» Stated problem
Retype the whole listing verbatim and keep the pictures out of it.

— start —

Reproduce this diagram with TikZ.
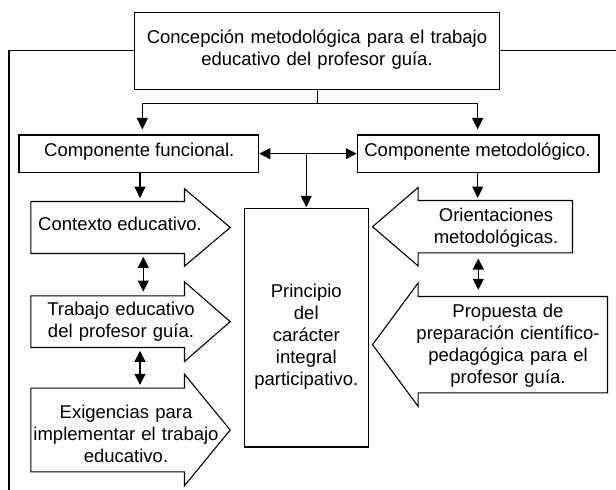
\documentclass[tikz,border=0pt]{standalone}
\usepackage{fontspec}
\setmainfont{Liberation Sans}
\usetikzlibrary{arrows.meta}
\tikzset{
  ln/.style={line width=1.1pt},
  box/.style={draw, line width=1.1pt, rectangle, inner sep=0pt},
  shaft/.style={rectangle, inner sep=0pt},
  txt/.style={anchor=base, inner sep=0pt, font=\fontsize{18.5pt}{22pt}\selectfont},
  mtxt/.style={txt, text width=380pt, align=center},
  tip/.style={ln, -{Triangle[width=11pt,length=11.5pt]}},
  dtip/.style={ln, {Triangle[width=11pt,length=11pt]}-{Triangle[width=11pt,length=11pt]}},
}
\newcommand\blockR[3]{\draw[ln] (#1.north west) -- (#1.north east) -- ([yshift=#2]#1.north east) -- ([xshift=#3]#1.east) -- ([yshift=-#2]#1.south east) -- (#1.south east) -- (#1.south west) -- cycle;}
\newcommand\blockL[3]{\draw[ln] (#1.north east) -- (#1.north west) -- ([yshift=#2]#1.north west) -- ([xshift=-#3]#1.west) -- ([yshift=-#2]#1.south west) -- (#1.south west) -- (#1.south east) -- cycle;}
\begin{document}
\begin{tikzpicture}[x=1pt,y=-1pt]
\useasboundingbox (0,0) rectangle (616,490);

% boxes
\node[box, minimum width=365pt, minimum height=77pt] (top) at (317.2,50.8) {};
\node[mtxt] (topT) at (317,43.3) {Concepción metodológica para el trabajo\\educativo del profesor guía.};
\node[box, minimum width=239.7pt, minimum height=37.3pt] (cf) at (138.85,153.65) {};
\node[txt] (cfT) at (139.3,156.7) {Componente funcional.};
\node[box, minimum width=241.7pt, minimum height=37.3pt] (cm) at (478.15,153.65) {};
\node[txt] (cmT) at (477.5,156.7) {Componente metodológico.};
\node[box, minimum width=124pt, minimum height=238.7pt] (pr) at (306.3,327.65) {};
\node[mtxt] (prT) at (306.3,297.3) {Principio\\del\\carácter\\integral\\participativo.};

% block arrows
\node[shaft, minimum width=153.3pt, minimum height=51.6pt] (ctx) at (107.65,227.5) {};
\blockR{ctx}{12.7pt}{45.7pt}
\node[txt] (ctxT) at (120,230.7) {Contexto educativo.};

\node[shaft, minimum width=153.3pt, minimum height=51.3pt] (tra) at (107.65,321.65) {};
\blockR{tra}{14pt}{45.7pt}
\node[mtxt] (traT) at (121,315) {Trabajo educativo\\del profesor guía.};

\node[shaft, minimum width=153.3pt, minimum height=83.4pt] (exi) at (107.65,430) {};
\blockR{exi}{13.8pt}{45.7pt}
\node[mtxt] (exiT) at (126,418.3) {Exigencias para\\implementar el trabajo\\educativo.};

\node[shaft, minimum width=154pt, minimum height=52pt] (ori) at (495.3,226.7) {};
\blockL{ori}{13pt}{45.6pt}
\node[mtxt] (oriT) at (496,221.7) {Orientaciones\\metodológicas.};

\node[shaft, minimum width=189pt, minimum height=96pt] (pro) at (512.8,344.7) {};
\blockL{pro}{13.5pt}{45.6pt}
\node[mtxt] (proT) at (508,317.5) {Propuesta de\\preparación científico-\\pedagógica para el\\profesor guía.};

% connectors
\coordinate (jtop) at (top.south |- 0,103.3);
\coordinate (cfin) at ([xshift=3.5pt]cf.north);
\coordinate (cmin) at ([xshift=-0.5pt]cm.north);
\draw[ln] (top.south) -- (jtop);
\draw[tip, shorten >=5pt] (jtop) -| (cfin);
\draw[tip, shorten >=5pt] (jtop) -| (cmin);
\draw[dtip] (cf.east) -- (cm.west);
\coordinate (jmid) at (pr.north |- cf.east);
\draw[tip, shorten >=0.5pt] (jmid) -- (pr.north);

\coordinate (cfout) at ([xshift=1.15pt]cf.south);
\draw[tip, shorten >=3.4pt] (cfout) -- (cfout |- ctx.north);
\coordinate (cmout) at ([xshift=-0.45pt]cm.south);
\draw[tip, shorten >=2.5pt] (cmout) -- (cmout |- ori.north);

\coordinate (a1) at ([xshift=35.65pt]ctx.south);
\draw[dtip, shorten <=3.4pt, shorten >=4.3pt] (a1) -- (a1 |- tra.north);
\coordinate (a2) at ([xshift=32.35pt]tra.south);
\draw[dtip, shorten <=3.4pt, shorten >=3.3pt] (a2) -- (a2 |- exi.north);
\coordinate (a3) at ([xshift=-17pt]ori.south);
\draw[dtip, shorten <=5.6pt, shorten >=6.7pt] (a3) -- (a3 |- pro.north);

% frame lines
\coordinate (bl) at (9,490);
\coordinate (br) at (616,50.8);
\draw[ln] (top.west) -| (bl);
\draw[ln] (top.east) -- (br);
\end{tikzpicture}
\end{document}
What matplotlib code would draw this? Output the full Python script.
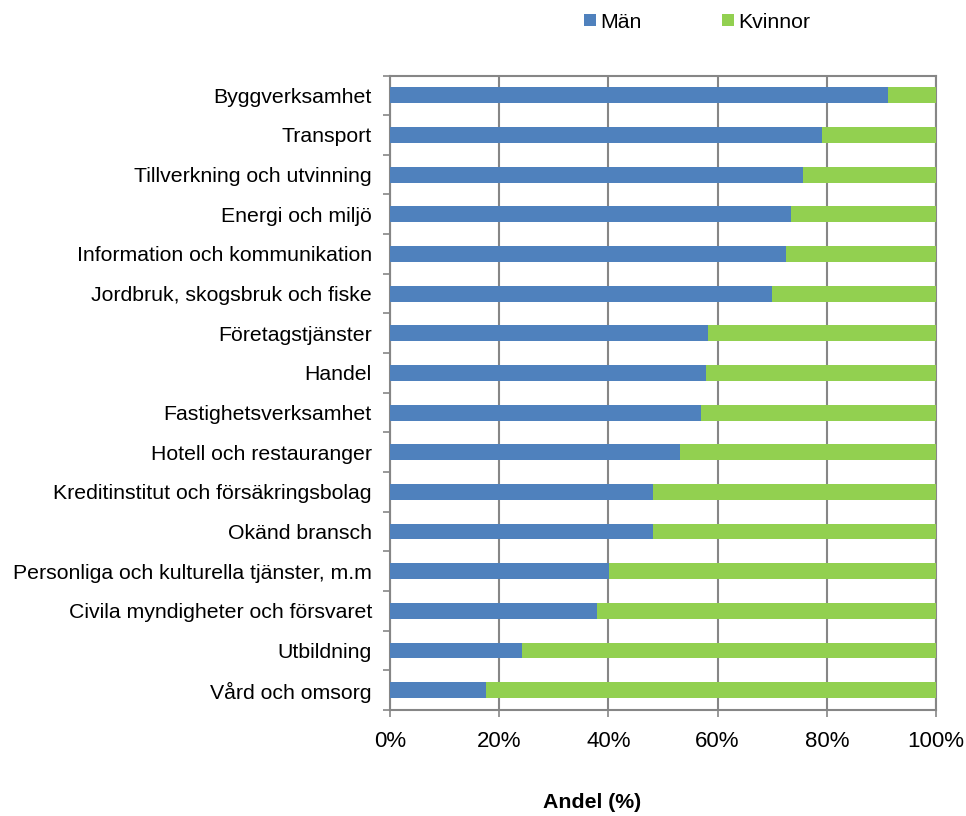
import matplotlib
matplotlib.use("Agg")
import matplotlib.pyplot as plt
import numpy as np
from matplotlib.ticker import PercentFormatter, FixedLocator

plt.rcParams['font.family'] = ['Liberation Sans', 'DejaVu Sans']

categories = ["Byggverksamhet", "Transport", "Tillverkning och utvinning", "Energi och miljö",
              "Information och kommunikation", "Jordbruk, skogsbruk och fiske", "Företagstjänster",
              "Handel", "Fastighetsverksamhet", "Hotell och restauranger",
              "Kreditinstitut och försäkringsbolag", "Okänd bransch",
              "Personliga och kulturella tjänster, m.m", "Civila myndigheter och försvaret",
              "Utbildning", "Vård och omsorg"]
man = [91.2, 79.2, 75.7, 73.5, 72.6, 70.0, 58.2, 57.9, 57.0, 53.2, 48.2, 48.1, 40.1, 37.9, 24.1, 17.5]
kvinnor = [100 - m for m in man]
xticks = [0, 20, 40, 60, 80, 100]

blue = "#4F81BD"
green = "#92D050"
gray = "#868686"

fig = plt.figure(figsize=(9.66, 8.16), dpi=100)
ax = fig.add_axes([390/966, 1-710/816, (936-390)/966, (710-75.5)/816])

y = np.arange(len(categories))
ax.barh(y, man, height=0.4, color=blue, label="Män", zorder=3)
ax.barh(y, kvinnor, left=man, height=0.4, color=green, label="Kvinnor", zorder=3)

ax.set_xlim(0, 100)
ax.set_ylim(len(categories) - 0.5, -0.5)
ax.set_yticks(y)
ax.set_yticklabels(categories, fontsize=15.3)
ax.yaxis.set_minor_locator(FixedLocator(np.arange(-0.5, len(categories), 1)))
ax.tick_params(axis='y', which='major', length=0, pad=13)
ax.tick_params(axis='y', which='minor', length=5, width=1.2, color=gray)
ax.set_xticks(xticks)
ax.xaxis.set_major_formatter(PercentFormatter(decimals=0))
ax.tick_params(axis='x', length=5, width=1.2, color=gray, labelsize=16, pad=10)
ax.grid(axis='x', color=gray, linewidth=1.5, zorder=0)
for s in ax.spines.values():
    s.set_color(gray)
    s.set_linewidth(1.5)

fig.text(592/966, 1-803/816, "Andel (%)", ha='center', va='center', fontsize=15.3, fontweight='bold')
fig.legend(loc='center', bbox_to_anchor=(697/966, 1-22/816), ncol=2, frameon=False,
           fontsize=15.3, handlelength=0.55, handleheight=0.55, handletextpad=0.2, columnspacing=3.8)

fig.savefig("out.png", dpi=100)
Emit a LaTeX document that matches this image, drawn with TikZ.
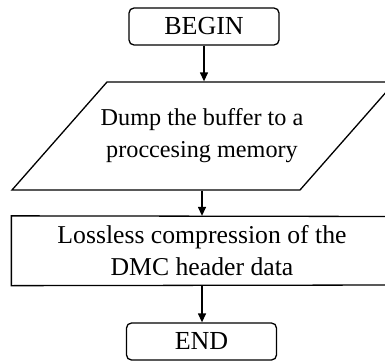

— end —

» Final result
Reproduce this diagram with TikZ.
\documentclass[tikz,border=0pt]{standalone}
\usepackage{fontspec}
\setmainfont{Liberation Sans}
\usetikzlibrary{arrows.meta}
\tikzset{
  ln/.style={line width=1.1pt},
  box/.style={draw, line width=1.1pt, rectangle, inner sep=0pt},
  shaft/.style={rectangle, inner sep=0pt},
  txt/.style={anchor=base, inner sep=0pt, font=\fontsize{18.5pt}{22pt}\selectfont},
  mtxt/.style={txt, text width=380pt, align=center},
  tip/.style={ln, -{Triangle[width=11pt,length=11.5pt]}},
  dtip/.style={ln, {Triangle[width=11pt,length=11pt]}-{Triangle[width=11pt,length=11pt]}},
}
\newcommand\blockR[3]{\draw[ln] (#1.north west) -- (#1.north east) -- ([yshift=#2]#1.north east) -- ([xshift=#3]#1.east) -- ([yshift=-#2]#1.south east) -- (#1.south east) -- (#1.south west) -- cycle;}
\newcommand\blockL[3]{\draw[ln] (#1.north east) -- (#1.north west) -- ([yshift=#2]#1.north west) -- ([xshift=-#3]#1.west) -- ([yshift=-#2]#1.south west) -- (#1.south west) -- (#1.south east) -- cycle;}
\begin{document}
\begin{tikzpicture}[x=1pt,y=-1pt]
\useasboundingbox (0,0) rectangle (616,490);

% boxes
\node[box, minimum width=365pt, minimum height=77pt] (top) at (317.2,50.8) {};
\node[mtxt] (topT) at (317,43.3) {Concepción metodológica para el trabajo\\educativo del profesor guía.};
\node[box, minimum width=239.7pt, minimum height=37.3pt] (cf) at (138.85,153.65) {};
\node[txt] (cfT) at (139.3,156.7) {Componente funcional.};
\node[box, minimum width=241.7pt, minimum height=37.3pt] (cm) at (478.15,153.65) {};
\node[txt] (cmT) at (477.5,156.7) {Componente metodológico.};
\node[box, minimum width=124pt, minimum height=238.7pt] (pr) at (306.3,327.65) {};
\node[mtxt] (prT) at (306.3,297.3) {Principio\\del\\carácter\\integral\\participativo.};

% block arrows
\node[shaft, minimum width=153.3pt, minimum height=51.6pt] (ctx) at (107.65,227.5) {};
\blockR{ctx}{12.7pt}{45.7pt}
\node[txt] (ctxT) at (120,230.7) {Contexto educativo.};

\node[shaft, minimum width=153.3pt, minimum height=51.3pt] (tra) at (107.65,321.65) {};
\blockR{tra}{14pt}{45.7pt}
\node[mtxt] (traT) at (121,315) {Trabajo educativo\\del profesor guía.};

\node[shaft, minimum width=153.3pt, minimum height=83.4pt] (exi) at (107.65,430) {};
\blockR{exi}{13.8pt}{45.7pt}
\node[mtxt] (exiT) at (126,418.3) {Exigencias para\\implementar el trabajo\\educativo.};

\node[shaft, minimum width=154pt, minimum height=52pt] (ori) at (495.3,226.7) {};
\blockL{ori}{13pt}{45.6pt}
\node[mtxt] (oriT) at (496,221.7) {Orientaciones\\metodológicas.};

\node[shaft, minimum width=189pt, minimum height=96pt] (pro) at (512.8,344.7) {};
\blockL{pro}{13.5pt}{45.6pt}
\node[mtxt] (proT) at (508,317.5) {Propuesta de\\preparación científico-\\pedagógica para el\\profesor guía.};

% connectors
\coordinate (jtop) at (top.south |- 0,103.3);
\coordinate (cfin) at ([xshift=3.5pt]cf.north);
\coordinate (cmin) at ([xshift=-0.5pt]cm.north);
\draw[ln] (top.south) -- (jtop);
\draw[tip, shorten >=5pt] (jtop) -| (cfin);
\draw[tip, shorten >=5pt] (jtop) -| (cmin);
\draw[dtip] (cf.east) -- (cm.west);
\coordinate (jmid) at (pr.north |- cf.east);
\draw[tip, shorten >=0.5pt] (jmid) -- (pr.north);

\coordinate (cfout) at ([xshift=1.15pt]cf.south);
\draw[tip, shorten >=3.4pt] (cfout) -- (cfout |- ctx.north);
\coordinate (cmout) at ([xshift=-0.45pt]cm.south);
\draw[tip, shorten >=2.5pt] (cmout) -- (cmout |- ori.north);

\coordinate (a1) at ([xshift=35.65pt]ctx.south);
\draw[dtip, shorten <=3.4pt, shorten >=4.3pt] (a1) -- (a1 |- tra.north);
\coordinate (a2) at ([xshift=32.35pt]tra.south);
\draw[dtip, shorten <=3.4pt, shorten >=3.3pt] (a2) -- (a2 |- exi.north);
\coordinate (a3) at ([xshift=-17pt]ori.south);
\draw[dtip, shorten <=5.6pt, shorten >=6.7pt] (a3) -- (a3 |- pro.north);

% frame lines
\coordinate (bl) at (9,490);
\coordinate (br) at (616,50.8);
\draw[ln] (top.west) -| (bl);
\draw[ln] (top.east) -- (br);
\end{tikzpicture}
\end{document}
What matplotlib code would draw this? Output the full Python script.
import matplotlib
matplotlib.use("Agg")
import matplotlib.pyplot as plt
import numpy as np
from matplotlib.ticker import PercentFormatter, FixedLocator

plt.rcParams['font.family'] = ['Liberation Sans', 'DejaVu Sans']

categories = ["Byggverksamhet", "Transport", "Tillverkning och utvinning", "Energi och miljö",
              "Information och kommunikation", "Jordbruk, skogsbruk och fiske", "Företagstjänster",
              "Handel", "Fastighetsverksamhet", "Hotell och restauranger",
              "Kreditinstitut och försäkringsbolag", "Okänd bransch",
              "Personliga och kulturella tjänster, m.m", "Civila myndigheter och försvaret",
              "Utbildning", "Vård och omsorg"]
man = [91.2, 79.2, 75.7, 73.5, 72.6, 70.0, 58.2, 57.9, 57.0, 53.2, 48.2, 48.1, 40.1, 37.9, 24.1, 17.5]
kvinnor = [100 - m for m in man]
xticks = [0, 20, 40, 60, 80, 100]

blue = "#4F81BD"
green = "#92D050"
gray = "#868686"

fig = plt.figure(figsize=(9.66, 8.16), dpi=100)
ax = fig.add_axes([390/966, 1-710/816, (936-390)/966, (710-75.5)/816])

y = np.arange(len(categories))
ax.barh(y, man, height=0.4, color=blue, label="Män", zorder=3)
ax.barh(y, kvinnor, left=man, height=0.4, color=green, label="Kvinnor", zorder=3)

ax.set_xlim(0, 100)
ax.set_ylim(len(categories) - 0.5, -0.5)
ax.set_yticks(y)
ax.set_yticklabels(categories, fontsize=15.3)
ax.yaxis.set_minor_locator(FixedLocator(np.arange(-0.5, len(categories), 1)))
ax.tick_params(axis='y', which='major', length=0, pad=13)
ax.tick_params(axis='y', which='minor', length=5, width=1.2, color=gray)
ax.set_xticks(xticks)
ax.xaxis.set_major_formatter(PercentFormatter(decimals=0))
ax.tick_params(axis='x', length=5, width=1.2, color=gray, labelsize=16, pad=10)
ax.grid(axis='x', color=gray, linewidth=1.5, zorder=0)
for s in ax.spines.values():
    s.set_color(gray)
    s.set_linewidth(1.5)

fig.text(592/966, 1-803/816, "Andel (%)", ha='center', va='center', fontsize=15.3, fontweight='bold')
fig.legend(loc='center', bbox_to_anchor=(697/966, 1-22/816), ncol=2, frameon=False,
           fontsize=15.3, handlelength=0.55, handleheight=0.55, handletextpad=0.2, columnspacing=3.8)

fig.savefig("out.png", dpi=100)
Emit a LaTeX document that matches this image, drawn with TikZ.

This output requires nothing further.